Supplied data start
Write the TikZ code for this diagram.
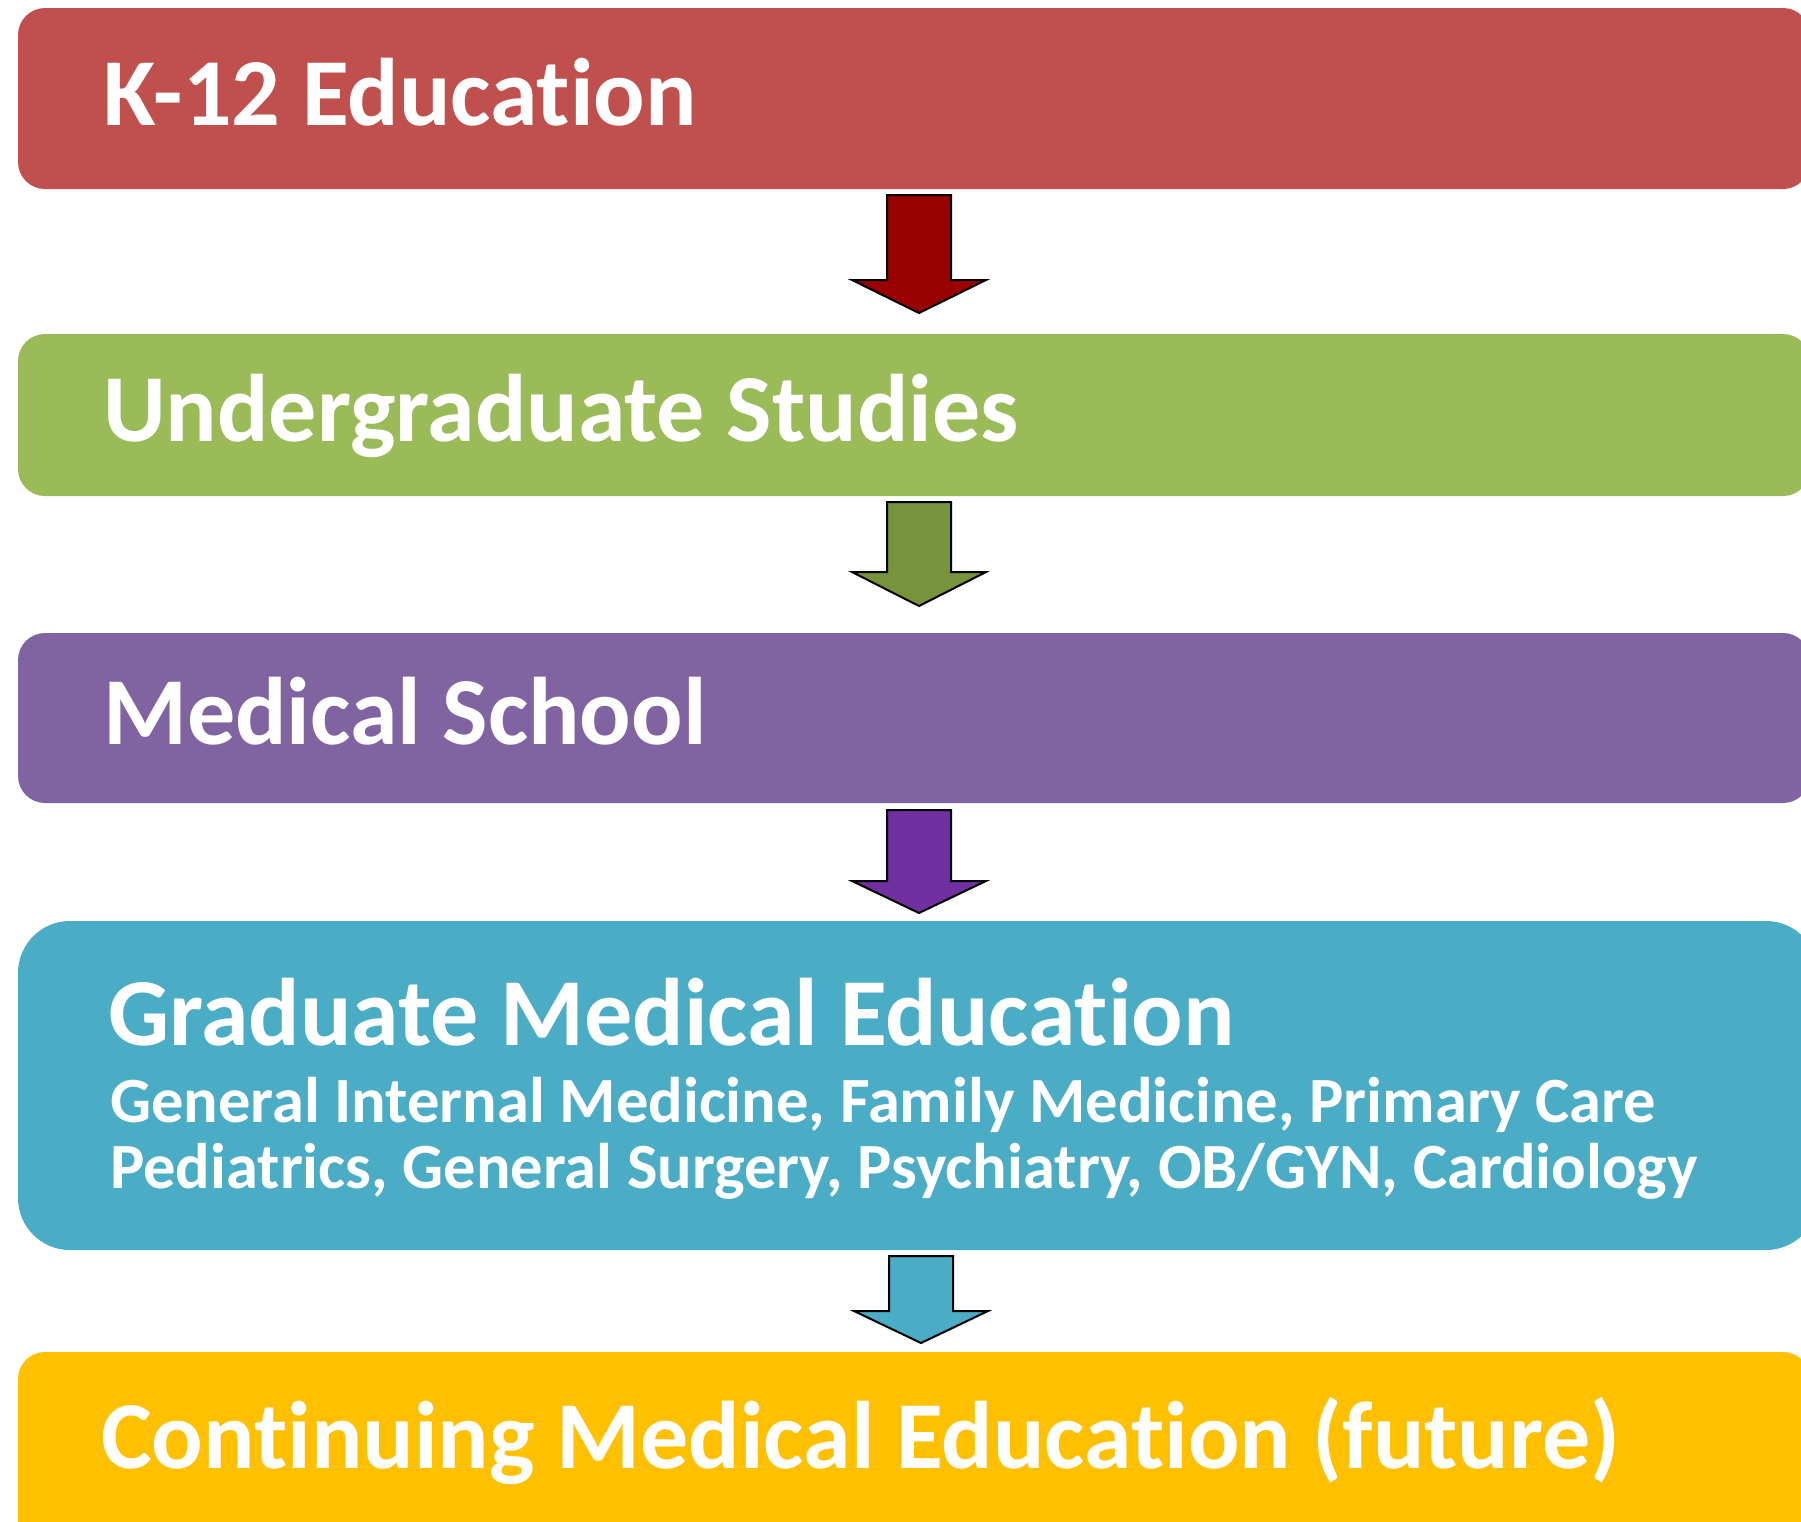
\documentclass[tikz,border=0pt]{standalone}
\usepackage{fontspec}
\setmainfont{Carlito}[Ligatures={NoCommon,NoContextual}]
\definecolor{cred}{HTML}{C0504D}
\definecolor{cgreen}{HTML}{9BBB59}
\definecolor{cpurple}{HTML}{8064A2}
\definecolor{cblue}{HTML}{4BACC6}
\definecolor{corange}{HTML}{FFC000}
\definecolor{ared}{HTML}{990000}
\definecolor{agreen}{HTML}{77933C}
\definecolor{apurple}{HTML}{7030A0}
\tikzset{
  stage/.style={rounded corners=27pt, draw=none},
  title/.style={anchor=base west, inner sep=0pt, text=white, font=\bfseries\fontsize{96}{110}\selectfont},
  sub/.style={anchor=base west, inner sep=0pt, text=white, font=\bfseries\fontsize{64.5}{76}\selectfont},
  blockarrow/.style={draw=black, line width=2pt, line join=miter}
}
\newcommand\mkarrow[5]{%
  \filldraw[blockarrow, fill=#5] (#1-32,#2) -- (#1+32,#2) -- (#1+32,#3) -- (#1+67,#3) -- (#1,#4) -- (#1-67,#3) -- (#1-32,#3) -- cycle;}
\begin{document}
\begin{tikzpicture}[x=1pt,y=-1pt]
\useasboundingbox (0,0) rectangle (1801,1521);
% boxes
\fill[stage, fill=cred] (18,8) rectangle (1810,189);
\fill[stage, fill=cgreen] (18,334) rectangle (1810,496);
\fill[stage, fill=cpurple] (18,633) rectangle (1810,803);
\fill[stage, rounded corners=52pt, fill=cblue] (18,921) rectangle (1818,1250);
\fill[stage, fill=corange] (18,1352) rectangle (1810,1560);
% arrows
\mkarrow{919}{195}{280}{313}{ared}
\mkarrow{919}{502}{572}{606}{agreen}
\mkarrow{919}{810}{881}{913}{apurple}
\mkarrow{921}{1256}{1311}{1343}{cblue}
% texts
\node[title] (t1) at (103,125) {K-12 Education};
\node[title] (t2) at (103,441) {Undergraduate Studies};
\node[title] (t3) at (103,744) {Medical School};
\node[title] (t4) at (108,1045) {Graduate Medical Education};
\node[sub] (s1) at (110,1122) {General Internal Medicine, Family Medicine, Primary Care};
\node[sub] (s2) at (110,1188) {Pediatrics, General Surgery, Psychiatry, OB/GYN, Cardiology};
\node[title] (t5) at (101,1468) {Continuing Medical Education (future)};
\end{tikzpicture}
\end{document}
Supplied data end
### To be done:
Except for the pictures, give all the material above again verbatim.

### Solution to the problem:
Write the TikZ code for this diagram.
\documentclass[tikz,border=0pt]{standalone}
\usepackage{fontspec}
\setmainfont{Carlito}[Ligatures={NoCommon,NoContextual}]
\definecolor{cred}{HTML}{C0504D}
\definecolor{cgreen}{HTML}{9BBB59}
\definecolor{cpurple}{HTML}{8064A2}
\definecolor{cblue}{HTML}{4BACC6}
\definecolor{corange}{HTML}{FFC000}
\definecolor{ared}{HTML}{990000}
\definecolor{agreen}{HTML}{77933C}
\definecolor{apurple}{HTML}{7030A0}
\tikzset{
  stage/.style={rounded corners=27pt, draw=none},
  title/.style={anchor=base west, inner sep=0pt, text=white, font=\bfseries\fontsize{96}{110}\selectfont},
  sub/.style={anchor=base west, inner sep=0pt, text=white, font=\bfseries\fontsize{64.5}{76}\selectfont},
  blockarrow/.style={draw=black, line width=2pt, line join=miter}
}
\newcommand\mkarrow[5]{%
  \filldraw[blockarrow, fill=#5] (#1-32,#2) -- (#1+32,#2) -- (#1+32,#3) -- (#1+67,#3) -- (#1,#4) -- (#1-67,#3) -- (#1-32,#3) -- cycle;}
\begin{document}
\begin{tikzpicture}[x=1pt,y=-1pt]
\useasboundingbox (0,0) rectangle (1801,1521);
% boxes
\fill[stage, fill=cred] (18,8) rectangle (1810,189);
\fill[stage, fill=cgreen] (18,334) rectangle (1810,496);
\fill[stage, fill=cpurple] (18,633) rectangle (1810,803);
\fill[stage, rounded corners=52pt, fill=cblue] (18,921) rectangle (1818,1250);
\fill[stage, fill=corange] (18,1352) rectangle (1810,1560);
% arrows
\mkarrow{919}{195}{280}{313}{ared}
\mkarrow{919}{502}{572}{606}{agreen}
\mkarrow{919}{810}{881}{913}{apurple}
\mkarrow{921}{1256}{1311}{1343}{cblue}
% texts
\node[title] (t1) at (103,125) {K-12 Education};
\node[title] (t2) at (103,441) {Undergraduate Studies};
\node[title] (t3) at (103,744) {Medical School};
\node[title] (t4) at (108,1045) {Graduate Medical Education};
\node[sub] (s1) at (110,1122) {General Internal Medicine, Family Medicine, Primary Care};
\node[sub] (s2) at (110,1188) {Pediatrics, General Surgery, Psychiatry, OB/GYN, Cardiology};
\node[title] (t5) at (101,1468) {Continuing Medical Education (future)};
\end{tikzpicture}
\end{document}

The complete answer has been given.